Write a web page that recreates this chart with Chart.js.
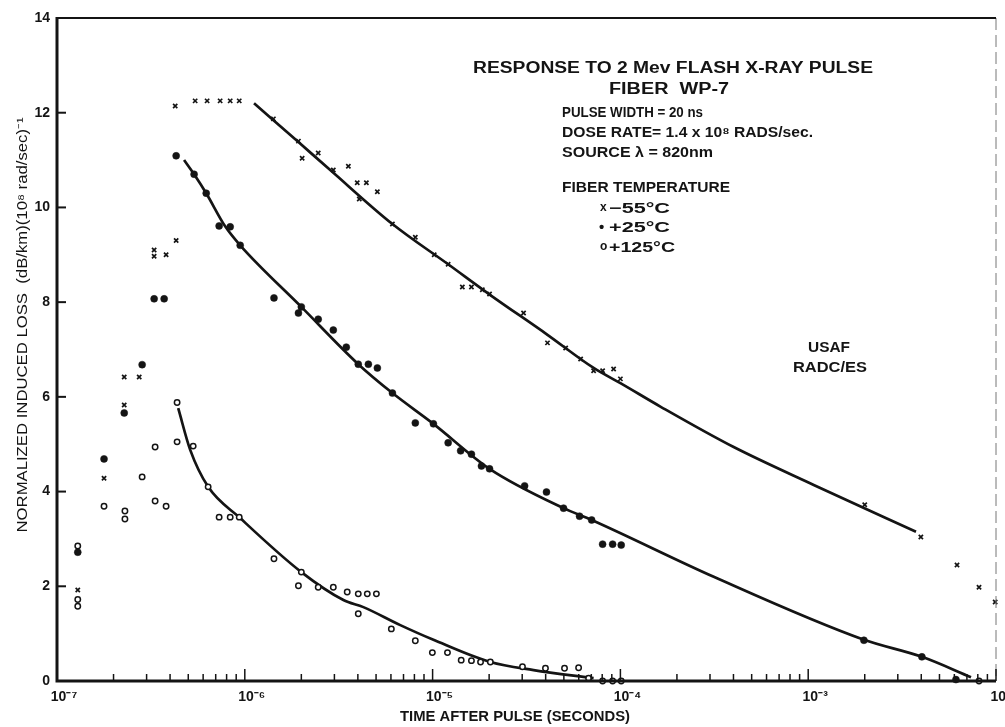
<!DOCTYPE html>
<html>
<head>
<meta charset="utf-8">
<script src="https://cdn.jsdelivr.net/npm/chart.js@4.4.0/dist/chart.umd.min.js"></script>
<style>
html,body{margin:0;padding:0;background:#fff;}
canvas{display:block;}
</style>
</head>
<body>
<canvas id="c" width="1005" height="727"></canvas>
<script>
// ---------------- DATA ----------------
// Fiber temperature -55 °C  (x marks)
const tMinus55 = [1.29e-7,1.78e-7,2.28e-7,2.28e-7,2.74e-7,3.29e-7,3.29e-7,3.81e-7,4.31e-7,4.26e-7,
  5.44e-7,6.30e-7,7.39e-7,8.36e-7,9.34e-7,1.42e-6,1.93e-6,2.02e-6,2.46e-6,2.96e-6,3.56e-6,3.97e-6,
  4.44e-6,5.08e-6,4.07e-6,6.11e-6,8.09e-6,1.02e-5,1.21e-5,1.44e-5,1.61e-5,1.84e-5,2.01e-5,3.05e-5,
  4.09e-5,5.11e-5,6.14e-5,7.20e-5,8.04e-5,9.20e-5,1.00e-4,2.00e-3,3.98e-3,6.20e-3,8.12e-3,9.9e-3];
const lossMinus55 = [1.92,4.28,6.42,5.83,6.42,9.10,8.97,9.00,9.30,12.14,
  12.25,12.25,12.25,12.25,12.25,11.87,11.40,11.04,11.15,10.79,10.87,10.52,
  10.52,10.33,10.18,9.65,9.37,9.00,8.80,8.32,8.32,8.26,8.17,7.77,
  7.14,7.03,6.80,6.55,6.55,6.59,6.38,3.72,3.04,2.45,1.98,1.67];

// Fiber temperature +25 °C  (filled dots)
const tPlus25 = [1.29e-7,1.78e-7,2.28e-7,2.84e-7,3.29e-7,3.72e-7,4.31e-7,5.37e-7,6.23e-7,7.30e-7,
  8.36e-7,9.45e-7,1.43e-6,2.00e-6,1.93e-6,2.46e-6,2.96e-6,3.47e-6,4.02e-6,4.55e-6,5.08e-6,6.11e-6,
  8.09e-6,1.01e-5,1.21e-5,1.41e-5,1.61e-5,1.82e-5,2.01e-5,3.09e-5,4.04e-5,4.98e-5,6.06e-5,7.03e-5,
  8.04e-5,9.09e-5,1.01e-4,1.98e-3,4.03e-3,6.12e-3];
const lossPlus25 = [2.72,4.69,5.66,6.68,8.07,8.07,11.09,10.70,10.30,9.61,
  9.59,9.20,8.09,7.90,7.77,7.64,7.41,7.05,6.69,6.69,6.61,6.08,
  5.45,5.43,5.03,4.86,4.79,4.54,4.48,4.12,3.99,3.65,3.48,3.40,
  2.89,2.89,2.87,0.86,0.51,0.03];

// Fiber temperature +125 °C  (open circles)
const tPlus125 = [1.29e-7,1.29e-7,1.29e-7,1.78e-7,2.30e-7,2.30e-7,2.84e-7,3.33e-7,3.33e-7,3.81e-7,
  4.36e-7,4.36e-7,5.31e-7,6.38e-7,7.30e-7,8.36e-7,9.34e-7,1.43e-6,2.00e-6,1.93e-6,2.46e-6,2.96e-6,
  3.51e-6,4.02e-6,4.49e-6,5.02e-6,4.02e-6,6.03e-6,8.09e-6,9.97e-6,1.20e-5,1.42e-5,1.61e-5,1.80e-5,
  2.03e-5,3.01e-5,3.99e-5,5.04e-5,5.99e-5,6.77e-5,8.04e-5,9.09e-5,1.01e-4,8.12e-3];
const lossPlus125 = [2.85,1.72,1.58,3.69,3.59,3.42,4.31,4.94,3.80,3.69,
  5.88,5.05,4.96,4.10,3.46,3.46,3.46,2.58,2.30,2.01,1.98,1.98,
  1.88,1.84,1.84,1.84,1.42,1.10,0.85,0.60,0.60,0.44,0.43,0.40,
  0.40,0.30,0.27,0.27,0.28,0.06,0.00,0.00,0.00,0.00];

// Hand-drawn fitted curves
const fitMinus55T = [1.12e-6,1.93e-6,2.85e-6,6.11e-6,1.21e-5,2.03e-5,4.09e-5,7.20e-5,1.00e-4,1.64e-4,4.01e-4,1.07e-3,3.75e-3];
const fitMinus55L = [12.2,11.38,10.79,9.65,8.80,8.15,7.31,6.61,6.29,5.79,4.94,4.14,3.15];
const fitPlus25T = [4.75e-7,5.37e-7,6.23e-7,7.86e-7,9.45e-7,2.00e-6,4.02e-6,6.11e-6,1.01e-5,2.01e-5,4.98e-5,7.03e-5,3.14e-4,1.98e-3,4.03e-3,7.36e-3];
const fitPlus25L = [11.0,10.7,10.3,9.6,9.2,7.9,6.69,6.08,5.43,4.48,3.65,3.40,2.2,0.87,0.51,0.08];
const fitPlus125T = [4.42e-7,5.12e-7,6.38e-7,9.45e-7,2.00e-6,3.35e-6,4.28e-6,6.73e-6,1.01e-5,2.03e-5,3.45e-5,7.20e-5];
const fitPlus125L = [5.76,4.88,4.10,3.44,2.30,1.71,1.56,1.18,0.87,0.40,0.23,0.06];

// Axis ticks
const yTicks = [0,2,4,6,8,10,12,14];
const xDecades = [-7,-6,-5,-4,-3,-2];
const xMinorMultipliers = [1,2,3,4,5,6,7,8,9];

// ---------------- helpers ----------------
const INK = '#141414';
const FONT = '"Liberation Sans", Arial, sans-serif';
const SUP = {'-':'\u207B','0':'\u2070','1':'\u00B9','2':'\u00B2','3':'\u00B3','4':'\u2074','5':'\u2075','6':'\u2076','7':'\u2077','8':'\u2078','9':'\u2079'};
const sup = n => String(n).split('').map(c => SUP[c] || c).join('');
const isDecade = v => Math.abs(Math.log10(v) - Math.round(Math.log10(v))) < 1e-6;
const pts = (xs, ys) => xs.map((x, i) => ({x, y: ys[i]}));

const xTickValues = [];
xDecades.forEach(e => {
  if (e === xDecades[xDecades.length - 1]) { xTickValues.push(Math.pow(10, e)); return; }
  xMinorMultipliers.forEach(m => xTickValues.push(m * Math.pow(10, e)));
});

function fitText(ctx, str, x, capY, width, size, weight, align, rot) {
  ctx.save();
  ctx.font = `${weight} ${size}px ${FONT}`;
  const w = ctx.measureText(str).width;
  const sx = width ? width / w : 1;
  ctx.translate(x, capY);
  if (rot) ctx.rotate(rot);
  ctx.scale(sx, 1);
  ctx.textAlign = align;
  ctx.textBaseline = 'alphabetic';
  ctx.fillStyle = INK;
  ctx.fillText(str, 0, size * 0.36);
  ctx.restore();
}

const frameAndTicks = {
  id: 'frameAndTicks',
  afterDraw(chart) {
    const {ctx, chartArea: a, scales: {x, y}} = chart;
    ctx.save();
    ctx.lineCap = 'butt';
    ctx.lineWidth = 1;
    ctx.strokeStyle = '#777';
    ctx.setLineDash([12, 5]);
    ctx.beginPath(); ctx.moveTo(a.right, a.top); ctx.lineTo(a.right, a.bottom); ctx.stroke();
    ctx.setLineDash([]);
    ctx.strokeStyle = INK;
    ctx.lineWidth = 2;
    ctx.beginPath(); ctx.moveTo(a.left, a.top); ctx.lineTo(a.right, a.top); ctx.stroke();
    ctx.lineWidth = 3;
    ctx.beginPath(); ctx.moveTo(a.left, a.top - 1); ctx.lineTo(a.left, a.bottom); ctx.lineTo(a.right, a.bottom); ctx.stroke();
    ctx.lineWidth = 1.5;
    x.ticks.forEach(t => {
      const px = x.getPixelForValue(t.value);
      const len = isDecade(t.value) ? 12 : 7;
      ctx.beginPath(); ctx.moveTo(px, a.bottom); ctx.lineTo(px, a.bottom - len); ctx.stroke();
    });
    ctx.lineWidth = 2;
    y.ticks.forEach(t => {
      const py = y.getPixelForValue(t.value);
      ctx.beginPath(); ctx.moveTo(a.left, py); ctx.lineTo(a.left + 9, py); ctx.stroke();
    });
    ctx.restore();
  }
};

const annotations = {
  id: 'annotations',
  afterDraw(chart) {
    const ctx = chart.ctx;
    fitText(ctx, 'RESPONSE TO 2 Mev FLASH X-RAY PULSE', 673, 67, 400, 16, 'bold', 'center');
    fitText(ctx, 'FIBER  WP-7', 669, 88, 120, 16, 'bold', 'center');
    fitText(ctx, 'PULSE WIDTH = 20 ns', 562, 112, 141, 14.5, 'bold', 'left');
    fitText(ctx, 'DOSE RATE= 1.4 x 10\u2078 RADS/sec.', 562, 132, 251, 14.5, 'bold', 'left');
    fitText(ctx, 'SOURCE \u03BB = 820nm', 562, 152, 151, 14.5, 'bold', 'left');
    fitText(ctx, 'FIBER TEMPERATURE', 562, 187, 168, 14.5, 'bold', 'left');
    fitText(ctx, 'x', 600, 207, 0, 12, 'bold', 'left');
    fitText(ctx, '\u221255\u00B0C', 609, 208, 61, 14.5, 'bold', 'left');
    fitText(ctx, '\u2022', 599, 227, 0, 15, 'bold', 'left');
    fitText(ctx, '+25\u00B0C', 609, 227, 61, 14.5, 'bold', 'left');
    fitText(ctx, 'o', 600, 246, 0, 12, 'bold', 'left');
    fitText(ctx, '+125\u00B0C', 609, 247, 66, 14.5, 'bold', 'left');
    fitText(ctx, 'USAF', 829, 347, 42, 14.5, 'bold', 'center');
    fitText(ctx, 'RADC/ES', 830, 367, 74, 14.5, 'bold', 'center');
    fitText(ctx, 'TIME AFTER PULSE (SECONDS)', 515, 716, 230, 14, 'bold', 'center');
    fitText(ctx, 'NORMALIZED INDUCED LOSS  (dB/km)(10\u2078 rad/sec)\u207B\u00B9', 22, 325, 415, 14, 'normal', 'center', -Math.PI / 2);
  }
};

const markerBase = {showLine: false, clip: false, order: 0};
const curveBase = {showLine: true, pointRadius: 0, borderColor: INK, borderWidth: 2.7,
  cubicInterpolationMode: 'monotone', fill: false, order: 1, clip: false};

new Chart(document.getElementById('c'), {
  type: 'scatter',
  data: {
    datasets: [
      Object.assign({label: '-55°C', data: pts(tMinus55, lossMinus55), pointStyle: 'crossRot',
        pointRadius: 3, borderColor: INK, borderWidth: 1.7, backgroundColor: INK}, markerBase),
      Object.assign({label: '+25°C', data: pts(tPlus25, lossPlus25), pointStyle: 'circle',
        pointRadius: 3.5, borderColor: INK, borderWidth: 0.5, backgroundColor: INK}, markerBase),
      Object.assign({label: '+125°C', data: pts(tPlus125, lossPlus125), pointStyle: 'circle',
        pointRadius: 2.7, borderColor: INK, borderWidth: 1.5, backgroundColor: '#fff'}, markerBase),
      Object.assign({label: 'fit -55', data: pts(fitMinus55T, fitMinus55L)}, curveBase),
      Object.assign({label: 'fit +25', data: pts(fitPlus25T, fitPlus25L)}, curveBase),
      Object.assign({label: 'fit +125', data: pts(fitPlus125T, fitPlus125L)}, curveBase)
    ]
  },
  options: {
    responsive: false,
    animation: false,
    devicePixelRatio: 1,
    layout: {padding: {top: 18, right: 9, left: 0, bottom: 0}},
    plugins: {legend: {display: false}, tooltip: {enabled: false}, title: {display: false}},
    scales: {
      x: {
        type: 'logarithmic', min: 1e-7, max: 1e-2,
        grid: {display: false, drawTicks: false}, border: {display: false},
        afterBuildTicks: s => { s.ticks = xTickValues.map(v => ({value: v, major: isDecade(v)})); },
        afterFit: s => { s.height = 46; s.paddingLeft = 0; s.paddingRight = 0; },
        ticks: {
          autoSkip: false, maxRotation: 0, minRotation: 0, padding: 8, labelOffset: 7,
          color: INK, font: {family: FONT, size: 14, weight: 'bold'},
          callback: v => isDecade(v) ? '10' + sup(Math.round(Math.log10(v))) : ''
        }
      },
      y: {
        min: 0, max: 14,
        grid: {display: false, drawTicks: false}, border: {display: false},
        afterBuildTicks: s => { s.ticks = yTicks.map(v => ({value: v})); },
        afterFit: s => { s.width = 57; s.paddingTop = 0; s.paddingBottom = 0; },
        ticks: {
          padding: 7, color: INK, font: {family: FONT, size: 14, weight: 'bold'},
          callback: v => String(v)
        }
      }
    }
  },
  plugins: [frameAndTicks, annotations]
});
</script>
</body>
</html>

---+---

PROBLEM = Extract the lines exactly, please: the first line of the listing, the line with "7.14,7.03,6.80,6.55,6.55,6.59,6.38,3.72,3.04,2.45,1.98,1.67];", and every line between them, but no pictures.

RESULT OF THE TASK =
Write a web page that recreates this chart with Chart.js.
<!DOCTYPE html>
<html>
<head>
<meta charset="utf-8">
<script src="https://cdn.jsdelivr.net/npm/chart.js@4.4.0/dist/chart.umd.min.js"></script>
<style>
html,body{margin:0;padding:0;background:#fff;}
canvas{display:block;}
</style>
</head>
<body>
<canvas id="c" width="1005" height="727"></canvas>
<script>
// ---------------- DATA ----------------
// Fiber temperature -55 °C  (x marks)
const tMinus55 = [1.29e-7,1.78e-7,2.28e-7,2.28e-7,2.74e-7,3.29e-7,3.29e-7,3.81e-7,4.31e-7,4.26e-7,
  5.44e-7,6.30e-7,7.39e-7,8.36e-7,9.34e-7,1.42e-6,1.93e-6,2.02e-6,2.46e-6,2.96e-6,3.56e-6,3.97e-6,
  4.44e-6,5.08e-6,4.07e-6,6.11e-6,8.09e-6,1.02e-5,1.21e-5,1.44e-5,1.61e-5,1.84e-5,2.01e-5,3.05e-5,
  4.09e-5,5.11e-5,6.14e-5,7.20e-5,8.04e-5,9.20e-5,1.00e-4,2.00e-3,3.98e-3,6.20e-3,8.12e-3,9.9e-3];
const lossMinus55 = [1.92,4.28,6.42,5.83,6.42,9.10,8.97,9.00,9.30,12.14,
  12.25,12.25,12.25,12.25,12.25,11.87,11.40,11.04,11.15,10.79,10.87,10.52,
  10.52,10.33,10.18,9.65,9.37,9.00,8.80,8.32,8.32,8.26,8.17,7.77,
  7.14,7.03,6.80,6.55,6.55,6.59,6.38,3.72,3.04,2.45,1.98,1.67];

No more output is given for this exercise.